Located in the Town of Boxford, Fish Brook originates at Stiles Pond and discharges into the Ipswich River near Masconomet Regional High School. Fed by springs, groundwater, runoff and snowmelt, Fish Brook was once classified as a cold water fishery by MA Fish & Wildlife. That classification changed in the mid 1990’s when a new dam was installed at Stiles Pond without a former low water discharge device, together with increased residential water withdrawals, all of which adversely affected water quality and temperature. Remnants of a native brook trout population in Fish Brook were occasionally identified into the early 2000’s, however, the diminishing quality of habitat has all but eliminated this species, although fall fish continue to be present in the upper reaches of the stream. The Chapter has undertaken several projects with the objective of improving water quality and habitat in Fish Brook and its tributaries. Our long term goal is to bring back native cold water species to Fish Brook and to encourage a holder-over population of hatchery fish, including brown and brook trout.
Project #1 – Longmeadow Brook Improvements
Originating deep within the Boxford State Forest, Longmeadow Brook meanders through protected woodlands, crossing beneath Middleton Road and into the Lockwood Forest preserve before it empties into Fish Brook. Natural and human events diverted the flow of Longmeadow Brook in the 1980’s in a manner that directed the Brook into and beneath an ancient stone wall alongside Fish Brook. This barrier impeded upstream fish passage which is critical during spring and fall spawning and as a cold water refuge during warm summer months. With the approval of the Boxford Conservation Commission, Chapter members removed this barrier and improved passage by modifying the streambed to ensure a steady and even flow into Fish Brook. The discharge of Longmeadow Brook’s cooling waters now serves at as favorite location of hatchery trout in the warm summer months.
Project #2 Crooked Pond Brook – Lockwood Lane Culvert Replacement
Crooked Pond Brook, a tributary of Fish Brook, originates at Crooked Pond within the Boxford State Forest and the J.C. Phillips Sanctuary. The Brook passes beneath Middleton Road and through Boxford’s protected Lockwood Forest. The Bay Circuit Trial crosses over Crooked Pond Brook at Lockwood Lane. The Brook contributes a cold, high pH water discharge into Fish Brook, however, at the Bay Circuit Trail traverse, two 36” elevated culverts prevented fish and wildlife passage. Through the combined efforts of the Chapter, MA Mosquito Control, the Town of Boxford Conservation Commission and Department of Public Works, the twin culverts were removed and replaced by a corrugated, embedded steel culvert that ensures fish and wildlife passage and accommodates heavy spring runoff. This improvement offers a cold water refuge during summer months and the possibility of spawning habitat for coldwater species.
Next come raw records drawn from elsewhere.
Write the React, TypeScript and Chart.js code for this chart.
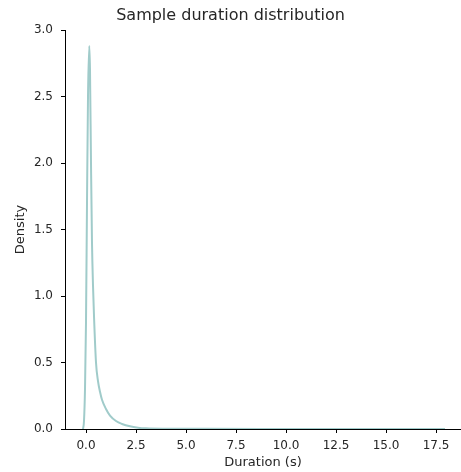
import React, { useEffect, useRef } from "react";
import { Chart, registerables } from "chart.js";

Chart.register(...registerables);

const durations = [-0.15, -0.1, -0.05, 0, 0.05, 0.1, 0.165, 0.2, 0.25, 0.3, 0.35, 0.4, 0.5, 0.6, 0.7, 0.8, 1.0, 1.2, 1.5, 1.8, 2.2, 2.6, 3.0, 4.0, 6.0, 9.0, 12.0, 15.0, 17.95];
const densities = [0.0, 0.06, 0.3, 0.8, 1.7, 2.5, 2.88, 2.7, 2.0, 1.4, 1.08, 0.85, 0.5, 0.36, 0.28, 0.22, 0.15, 0.1, 0.06, 0.038, 0.02, 0.01, 0.005, 0.002, 0.001, 0.0005, 0.0003, 0.0002, 0.0];
const xTicks = [0, 2.5, 5, 7.5, 10, 12.5, 15, 17.5];
const yTicks = [0, 0.5, 1, 1.5, 2, 2.5, 3];

const FONT = "'DejaVu Sans', sans-serif";
const INK = "#262626";

export default function App() {
  const ref = useRef<HTMLCanvasElement>(null);
  useEffect(() => {
    if (!ref.current) return;
    const chart = new Chart(ref.current, {
      type: "line",
      data: {
        datasets: [
          {
            data: durations.map((x, i) => ({ x, y: densities[i] })),
            borderColor: "#a0cbca",
            borderWidth: 2,
            pointRadius: 0,
            fill: false,
            cubicInterpolationMode: "monotone",
          },
        ],
      },
      options: {
        animation: false,
        responsive: false,
        layout: { padding: 0 },
        plugins: {
          legend: { display: false },
          tooltip: { enabled: false },
          title: {
            display: true,
            text: "Sample duration distribution",
            color: INK,
            font: { family: FONT, size: 16, weight: "normal" },
            padding: { top: 5.9, bottom: 4.9 },
          },
        },
        scales: {
          x: {
            type: "linear",
            min: -1.05,
            max: 18.75,
            afterBuildTicks: (s: any) => {
              s.ticks = xTicks.map((v) => ({ value: v }));
            },
            afterFit: (s: any) => {
              s.height = 43;
              s.paddingLeft = 0;
              s.paddingRight = 0;
            },
            grid: { drawOnChartArea: false, drawTicks: true, tickLength: 4, color: "#000" },
            border: { display: true, color: "#000", width: 1 },
            ticks: {
              autoSkip: false,
              maxRotation: 0,
              padding: 6,
              color: INK,
              font: { family: FONT, size: 12 },
              callback: (v: any) => Number(v).toFixed(1),
            },
            title: {
              display: true,
              text: "Duration (s)",
              color: INK,
              font: { family: FONT, size: 13 },
              padding: { top: 0, bottom: 1.5 },
            },
          },
          y: {
            type: "linear",
            min: 0,
            max: 3,
            afterBuildTicks: (s: any) => {
              s.ticks = yTicks.map((v) => ({ value: v }));
            },
            afterFit: (s: any) => {
              s.width = 65;
              s.paddingTop = 0;
              s.paddingBottom = 0;
            },
            grid: { drawOnChartArea: false, drawTicks: true, tickLength: 4, color: "#000" },
            border: { display: true, color: "#000", width: 1 },
            ticks: {
              autoSkip: false,
              padding: 8,
              color: INK,
              font: { family: FONT, size: 12 },
              callback: (v: any) => Number(v).toFixed(1),
            },
            title: {
              display: true,
              text: "Density",
              color: INK,
              font: { family: FONT, size: 13 },
              padding: { top: 13, bottom: 0 },
            },
          },
        },
      },
    });
    return () => chart.destroy();
  }, []);
  return (
    <div style={{ position: "fixed", left: 0, top: 0, width: 461, height: 472, background: "#fff" }}>
      <canvas ref={ref} width={461} height={472} style={{ width: 461, height: 472 }} />
    </div>
  );
}
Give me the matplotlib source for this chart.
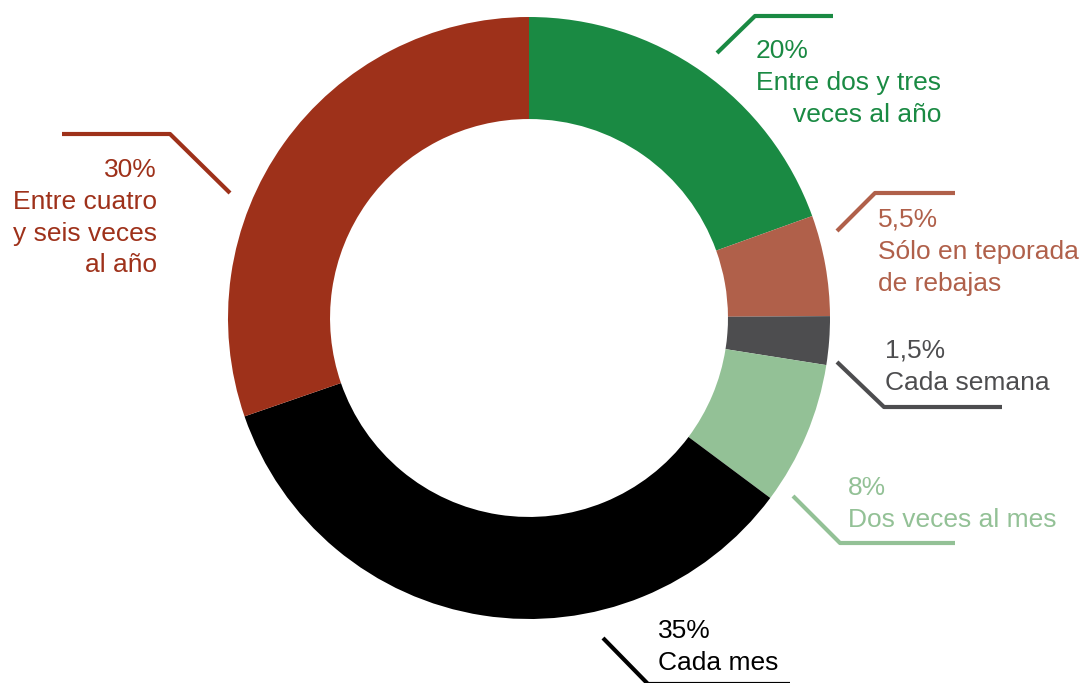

The costs of this project were covered in part through a 2013 TU Embrace-A-Stream Grant.
Project #3 Crooked Pond Brook – Middleton Road Culvert Replacement
Installation of the new Middleton Road Culvert was completed in August 2018. This four-sided concrete culvert replaces a failing 24” corrugated metal culvert which was elevated above the bed of Crooked Pond Brook, preventing fish and wildlife passage from Fish Brook into Crooked Pond. This completes a three-year saga of securing federal funding under a FEMA Grant (75%), funding contributions (25%) from the Town of Boxford, and navigating a myriad of administrative, design, engineering, regulatory and legal hurdles. The total cost of this Project exceeded $400,000 and could not have been accomplished without the continuing efforts of members of TU Nor’East, and the Town of Boxford, as well as representatives from the Massachusetts Emergency Management Agency (MEMA), DCR and DEP. Special thanks goes out to John Dold (Boxford DPW Superintendent), Ross Povenmire (Boxford Cons Com Director) and Dave Woodbury (MEMA Project Coordinator). Contributing Chapter members included Mike O’Neill (Project Engineer), Jim MacDougall (Environmental/Wetlands), Greg Murrer (Grant Writer/Legal) and Chett Walsh (Project Cost Estimator/Advisor).
The state of Massachusetts has endeavored to make culvert replacements habitat-friendly by adopting its River and Stream Crossing Standards which require that new culverts meet certain openness ratios and replicate streambed conditions. In this case, a 24” culvert became a 12ft X 6ft passage between the J.C. Phillips Sanctuary (state property) and the Town’s Lockwood
Forest. As shown in these pictures, the base of the culvert sits below the streambed satisfying “embeddedness” requirements while the interior of the culvert contains a precise mixture of sand, stone and rocks, duplicating the existing streambed. A cap is then put in place and wing walls installed at the invert and outlet. During the construction phase water is pumped
around the construction site on a 24-hour basis.
For Chapter members who participated in the Longmeadow Brook and Lockwood Lane Culvert Projects, this Project completes a three-phase effort to provide the flow of cooling waters into Fish Brook while enabling fish to travel freely to Crooked Pond amidst lands that will forever be protected as state and Town conservation properties.